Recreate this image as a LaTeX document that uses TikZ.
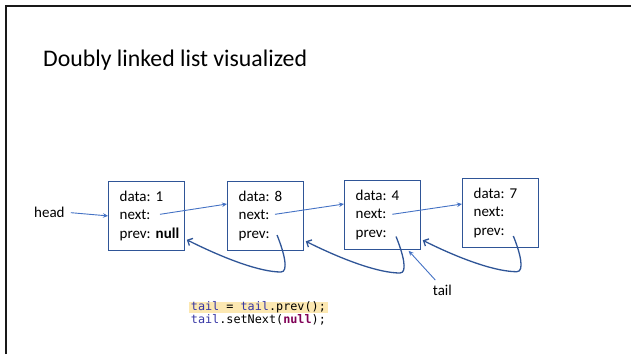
\documentclass[tikz,border=0pt]{standalone}
\usepackage{fontspec}
\setmainfont{Carlito}
\newfontfamily\codefont{DejaVu Sans Mono}
\usetikzlibrary{arrows.meta,calc}
\definecolor{boxblue}{RGB}{47,85,151}
\definecolor{linkblue}{RGB}{68,114,196}
\definecolor{backblue}{RGB}{47,85,151}
\definecolor{fieldcol}{RGB}{55,55,165}
\definecolor{kwcol}{RGB}{127,0,85}
\definecolor{markcol}{RGB}{252,232,178}
\frenchspacing

\begin{document}
\begin{tikzpicture}[x=1pt,y=-1pt,
  listbox/.style={draw=boxblue, line width=1.3pt, anchor=north west,
    minimum width=76pt, minimum height=68.5pt, text width=54pt,
    inner xsep=11pt, inner ysep=0pt, align=left,
    font=\fontsize{15}{18.7}\selectfont},
  label text/.style={anchor=base west, inner sep=0pt, font=\fontsize{15}{18}\selectfont},
  codeline/.style={anchor=base west, inner xsep=2pt, inner ysep=0pt,
    text height=9pt, text depth=2pt, font=\codefont\fontsize{11.8}{12.5}\selectfont},
  ptr/.style={draw=linkblue, line width=0.9pt, -{Stealth[length=5pt,width=4.5pt]}},
  backptr/.style={draw=backblue, line width=1.3pt, -{Straight Barb[length=4pt,width=8pt]}}
]
\useasboundingbox (0,0) rectangle (631,354);

% slide frame (left and top edges)
\draw[line width=2.2pt, black!90] (6,354) -- (6,6) -- (631,6);

% title
\node[anchor=base west, inner sep=0pt, font=\fontsize{23.8}{28}\selectfont] (title) at (43,66.7)
  {Doubly linked list visualized};

% list nodes
\node[listbox] (n1) at (108,181) {data: 1\\next:\\prev:~\textbf{null}};
\node[listbox] (n2) at (227,181) {data: 8\\next:\\prev:};
\node[listbox] (n3) at (344,180) {data: 4\\next:\\prev:};
\node[listbox] (n4) at (462,178) {data: 7\\next:\\prev:};

% head reference
\node[label text] (head) at (34,217.3) {head};
\draw[ptr, shorten <=6pt] (head.east) -- (n1.west);

% next pointers
\coordinate (n1next) at ($(n1.north west)+(52,33.3)$);
\coordinate (n2in)   at ($(n2.north west)+(0,23)$);
\coordinate (n2next) at ($(n2.north west)+(48,33.3)$);
\coordinate (n3in)   at ($(n3.north west)+(0,24)$);
\coordinate (n3next) at ($(n3.north west)+(48.3,34.3)$);
\coordinate (n4in)   at ($(n4.north west)+(0,26)$);
\draw[ptr] (n1next) -- (n2in);
\draw[ptr] (n2next) -- (n3in);
\draw[ptr] (n3next) -- (n4in);

% prev pointers, looping under each node back to its predecessor
\coordinate (n2prev) at ($(n2.north west)+(50,54)$);
\coordinate (n1back) at ($(n1.south east)+(1.5,-11)$);
\coordinate (n3prev) at ($(n3.north west)+(52,56.5)$);
\coordinate (n2back) at ($(n2.south east)+(1.5,-9.5)$);
\coordinate (n4prev) at ($(n4.north west)+(51.3,58)$);
\coordinate (n3back) at ($(n3.south east)+(1.5,-9.5)$);
\draw[backptr] (n2prev) .. controls +(7,17) and +(8,0) .. ++(4,37)
  .. controls +(-20,0) and +(40,20) .. (n1back);
\draw[backptr] (n3prev) .. controls +(7,17) and +(8,0) .. ++(4,36.5)
  .. controls +(-20,0) and +(40,20) .. (n2back);
\draw[backptr] (n4prev) .. controls +(7,17) and +(8,0) .. ++(3.5,35.7)
  .. controls +(-20,0) and +(40,20) .. (n3back);

% tail reference
\node[label text] (tail) at (432.7,295.7) {tail};
\coordinate (tailfrom) at ($(tail.north)+(-7,-5)$);
\coordinate (n3under) at ($(n3.south)+(26,1)$);
\draw[ptr] (tailfrom) -- (n3under);

% code
\node[codeline, fill=markcol] (code1) at (188.7,310.5)
  {{\color{fieldcol}tail} = {\color{fieldcol}tail}.prev();};
\node[codeline] (code2) at (188.7,323)
  {{\color{fieldcol}tail}.setNext({\color{kwcol}\bfseries null});};
\end{tikzpicture}
\end{document}
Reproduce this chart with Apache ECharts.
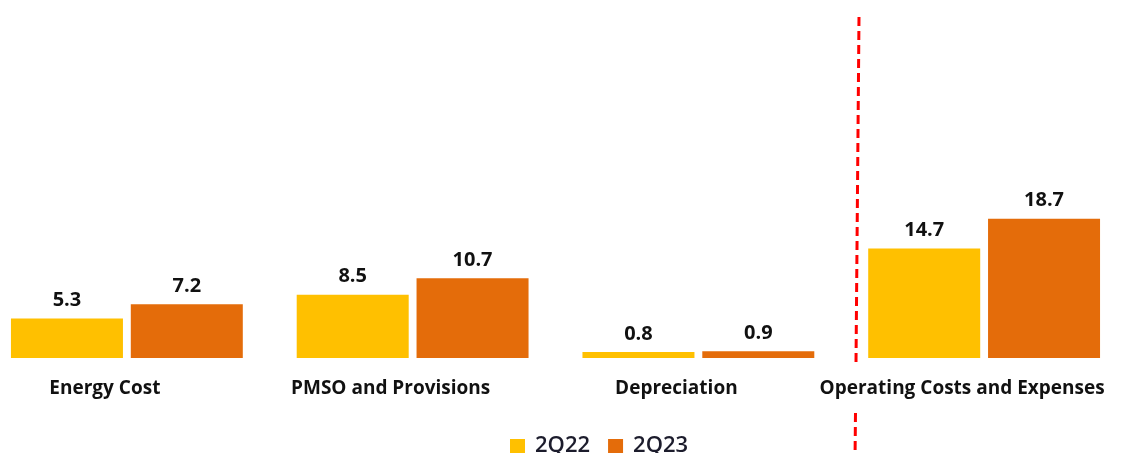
<!DOCTYPE html>
<html>
<head>
<meta charset="utf-8">
<script src="https://cdn.jsdelivr.net/npm/echarts@6/dist/echarts.min.js"></script>
<style>
  html, body { margin: 0; padding: 0; background: #ffffff; }
  #chart { width: 1134px; height: 453px; }
</style>
</head>
<body>
<div id="chart"></div>
<script>
// Cost breakdown by quarter
const categories = ['Energy Cost', 'PMSO and Provisions', 'Depreciation', 'Operating Costs and Expenses'];
const seriesNames = ['2Q22', '2Q23'];
const values2Q22 = [5.3, 8.5, 0.8, 14.7];
const values2Q23 = [7.2, 10.7, 0.9, 18.7];

const FONT = '"Open Sans", Lato, sans-serif';

const chart = echarts.init(document.getElementById('chart'), null, { renderer: 'canvas' });

const labelStyle = {
  show: true,
  position: 'top',
  distance: 8,
  fontFamily: FONT,
  fontWeight: 'bold',
  fontSize: 20,
  color: '#111111',
  formatter: p => p.value.toFixed(1)
};

chart.setOption({
  animation: false,
  backgroundColor: '#ffffff',
  grid: { left: -16, right: 7, top: 209, bottom: 95, containLabel: false, outerBoundsMode: 'none' },
  legend: {
    data: seriesNames,
    left: 505,
    top: 430,
    icon: 'rect',
    itemWidth: 15,
    itemHeight: 14,
    itemGap: 18,
    textStyle: { fontFamily: FONT, fontSize: 22, fontWeight: 600, color: '#1c1c2c', padding: [0, 0, 0, 5] }
  },
  xAxis: {
    type: 'category',
    data: categories,
    axisLine: { show: false },
    axisTick: { show: false },
    axisLabel: {
      margin: 21,
      fontFamily: FONT,
      fontWeight: 'bold',
      fontSize: 19,
      color: '#111111',
      interval: 0,
      // category names sit slightly left of their bar pair
      padding: [0, 44, 0, 0]
    }
  },
  yAxis: {
    type: 'value',
    min: 0,
    max: 20,
    show: false,
    splitLine: { show: false }
  },
  series: [
    {
      name: seriesNames[0],
      type: 'bar',
      data: values2Q22,
      barWidth: 112,
      barGap: '7%',
      itemStyle: { color: '#FFC000' },
      label: labelStyle
    },
    {
      name: seriesNames[1],
      type: 'bar',
      data: values2Q23,
      barWidth: 112,
      barGap: '7%',
      itemStyle: { color: '#E46C0A' },
      label: labelStyle
    }
  ],
  // Red dashed divider separating the total from its components
  graphic: [
    {
      type: 'line',
      shape: { x1: 859, y1: 17, x2: 856, y2: 362 },
      style: { stroke: '#FF0000', lineWidth: 3, lineDash: [9, 5] }
    },
    {
      type: 'line',
      shape: { x1: 855.5, y1: 413, x2: 855, y2: 460 },
      style: { stroke: '#FF0000', lineWidth: 3, lineDash: [9, 5] }
    }
  ]
});
</script>
</body>
</html>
- - - -
(WORK TO BE COMPLETED)
Repeat the lines above exactly, and keep every picture out.

(COMPLETED EXERCISE)
Recreate this image as a LaTeX document that uses TikZ.
\documentclass[tikz,border=0pt]{standalone}
\usepackage{fontspec}
\setmainfont{Carlito}
\newfontfamily\codefont{DejaVu Sans Mono}
\usetikzlibrary{arrows.meta,calc}
\definecolor{boxblue}{RGB}{47,85,151}
\definecolor{linkblue}{RGB}{68,114,196}
\definecolor{backblue}{RGB}{47,85,151}
\definecolor{fieldcol}{RGB}{55,55,165}
\definecolor{kwcol}{RGB}{127,0,85}
\definecolor{markcol}{RGB}{252,232,178}
\frenchspacing

\begin{document}
\begin{tikzpicture}[x=1pt,y=-1pt,
  listbox/.style={draw=boxblue, line width=1.3pt, anchor=north west,
    minimum width=76pt, minimum height=68.5pt, text width=54pt,
    inner xsep=11pt, inner ysep=0pt, align=left,
    font=\fontsize{15}{18.7}\selectfont},
  label text/.style={anchor=base west, inner sep=0pt, font=\fontsize{15}{18}\selectfont},
  codeline/.style={anchor=base west, inner xsep=2pt, inner ysep=0pt,
    text height=9pt, text depth=2pt, font=\codefont\fontsize{11.8}{12.5}\selectfont},
  ptr/.style={draw=linkblue, line width=0.9pt, -{Stealth[length=5pt,width=4.5pt]}},
  backptr/.style={draw=backblue, line width=1.3pt, -{Straight Barb[length=4pt,width=8pt]}}
]
\useasboundingbox (0,0) rectangle (631,354);

% slide frame (left and top edges)
\draw[line width=2.2pt, black!90] (6,354) -- (6,6) -- (631,6);

% title
\node[anchor=base west, inner sep=0pt, font=\fontsize{23.8}{28}\selectfont] (title) at (43,66.7)
  {Doubly linked list visualized};

% list nodes
\node[listbox] (n1) at (108,181) {data: 1\\next:\\prev:~\textbf{null}};
\node[listbox] (n2) at (227,181) {data: 8\\next:\\prev:};
\node[listbox] (n3) at (344,180) {data: 4\\next:\\prev:};
\node[listbox] (n4) at (462,178) {data: 7\\next:\\prev:};

% head reference
\node[label text] (head) at (34,217.3) {head};
\draw[ptr, shorten <=6pt] (head.east) -- (n1.west);

% next pointers
\coordinate (n1next) at ($(n1.north west)+(52,33.3)$);
\coordinate (n2in)   at ($(n2.north west)+(0,23)$);
\coordinate (n2next) at ($(n2.north west)+(48,33.3)$);
\coordinate (n3in)   at ($(n3.north west)+(0,24)$);
\coordinate (n3next) at ($(n3.north west)+(48.3,34.3)$);
\coordinate (n4in)   at ($(n4.north west)+(0,26)$);
\draw[ptr] (n1next) -- (n2in);
\draw[ptr] (n2next) -- (n3in);
\draw[ptr] (n3next) -- (n4in);

% prev pointers, looping under each node back to its predecessor
\coordinate (n2prev) at ($(n2.north west)+(50,54)$);
\coordinate (n1back) at ($(n1.south east)+(1.5,-11)$);
\coordinate (n3prev) at ($(n3.north west)+(52,56.5)$);
\coordinate (n2back) at ($(n2.south east)+(1.5,-9.5)$);
\coordinate (n4prev) at ($(n4.north west)+(51.3,58)$);
\coordinate (n3back) at ($(n3.south east)+(1.5,-9.5)$);
\draw[backptr] (n2prev) .. controls +(7,17) and +(8,0) .. ++(4,37)
  .. controls +(-20,0) and +(40,20) .. (n1back);
\draw[backptr] (n3prev) .. controls +(7,17) and +(8,0) .. ++(4,36.5)
  .. controls +(-20,0) and +(40,20) .. (n2back);
\draw[backptr] (n4prev) .. controls +(7,17) and +(8,0) .. ++(3.5,35.7)
  .. controls +(-20,0) and +(40,20) .. (n3back);

% tail reference
\node[label text] (tail) at (432.7,295.7) {tail};
\coordinate (tailfrom) at ($(tail.north)+(-7,-5)$);
\coordinate (n3under) at ($(n3.south)+(26,1)$);
\draw[ptr] (tailfrom) -- (n3under);

% code
\node[codeline, fill=markcol] (code1) at (188.7,310.5)
  {{\color{fieldcol}tail} = {\color{fieldcol}tail}.prev();};
\node[codeline] (code2) at (188.7,323)
  {{\color{fieldcol}tail}.setNext({\color{kwcol}\bfseries null});};
\end{tikzpicture}
\end{document}
Reproduce this chart with Apache ECharts.
<!DOCTYPE html>
<html>
<head>
<meta charset="utf-8">
<script src="https://cdn.jsdelivr.net/npm/echarts@6/dist/echarts.min.js"></script>
<style>
  html, body { margin: 0; padding: 0; background: #ffffff; }
  #chart { width: 1134px; height: 453px; }
</style>
</head>
<body>
<div id="chart"></div>
<script>
// Cost breakdown by quarter
const categories = ['Energy Cost', 'PMSO and Provisions', 'Depreciation', 'Operating Costs and Expenses'];
const seriesNames = ['2Q22', '2Q23'];
const values2Q22 = [5.3, 8.5, 0.8, 14.7];
const values2Q23 = [7.2, 10.7, 0.9, 18.7];

const FONT = '"Open Sans", Lato, sans-serif';

const chart = echarts.init(document.getElementById('chart'), null, { renderer: 'canvas' });

const labelStyle = {
  show: true,
  position: 'top',
  distance: 8,
  fontFamily: FONT,
  fontWeight: 'bold',
  fontSize: 20,
  color: '#111111',
  formatter: p => p.value.toFixed(1)
};

chart.setOption({
  animation: false,
  backgroundColor: '#ffffff',
  grid: { left: -16, right: 7, top: 209, bottom: 95, containLabel: false, outerBoundsMode: 'none' },
  legend: {
    data: seriesNames,
    left: 505,
    top: 430,
    icon: 'rect',
    itemWidth: 15,
    itemHeight: 14,
    itemGap: 18,
    textStyle: { fontFamily: FONT, fontSize: 22, fontWeight: 600, color: '#1c1c2c', padding: [0, 0, 0, 5] }
  },
  xAxis: {
    type: 'category',
    data: categories,
    axisLine: { show: false },
    axisTick: { show: false },
    axisLabel: {
      margin: 21,
      fontFamily: FONT,
      fontWeight: 'bold',
      fontSize: 19,
      color: '#111111',
      interval: 0,
      // category names sit slightly left of their bar pair
      padding: [0, 44, 0, 0]
    }
  },
  yAxis: {
    type: 'value',
    min: 0,
    max: 20,
    show: false,
    splitLine: { show: false }
  },
  series: [
    {
      name: seriesNames[0],
      type: 'bar',
      data: values2Q22,
      barWidth: 112,
      barGap: '7%',
      itemStyle: { color: '#FFC000' },
      label: labelStyle
    },
    {
      name: seriesNames[1],
      type: 'bar',
      data: values2Q23,
      barWidth: 112,
      barGap: '7%',
      itemStyle: { color: '#E46C0A' },
      label: labelStyle
    }
  ],
  // Red dashed divider separating the total from its components
  graphic: [
    {
      type: 'line',
      shape: { x1: 859, y1: 17, x2: 856, y2: 362 },
      style: { stroke: '#FF0000', lineWidth: 3, lineDash: [9, 5] }
    },
    {
      type: 'line',
      shape: { x1: 855.5, y1: 413, x2: 855, y2: 460 },
      style: { stroke: '#FF0000', lineWidth: 3, lineDash: [9, 5] }
    }
  ]
});
</script>
</body>
</html>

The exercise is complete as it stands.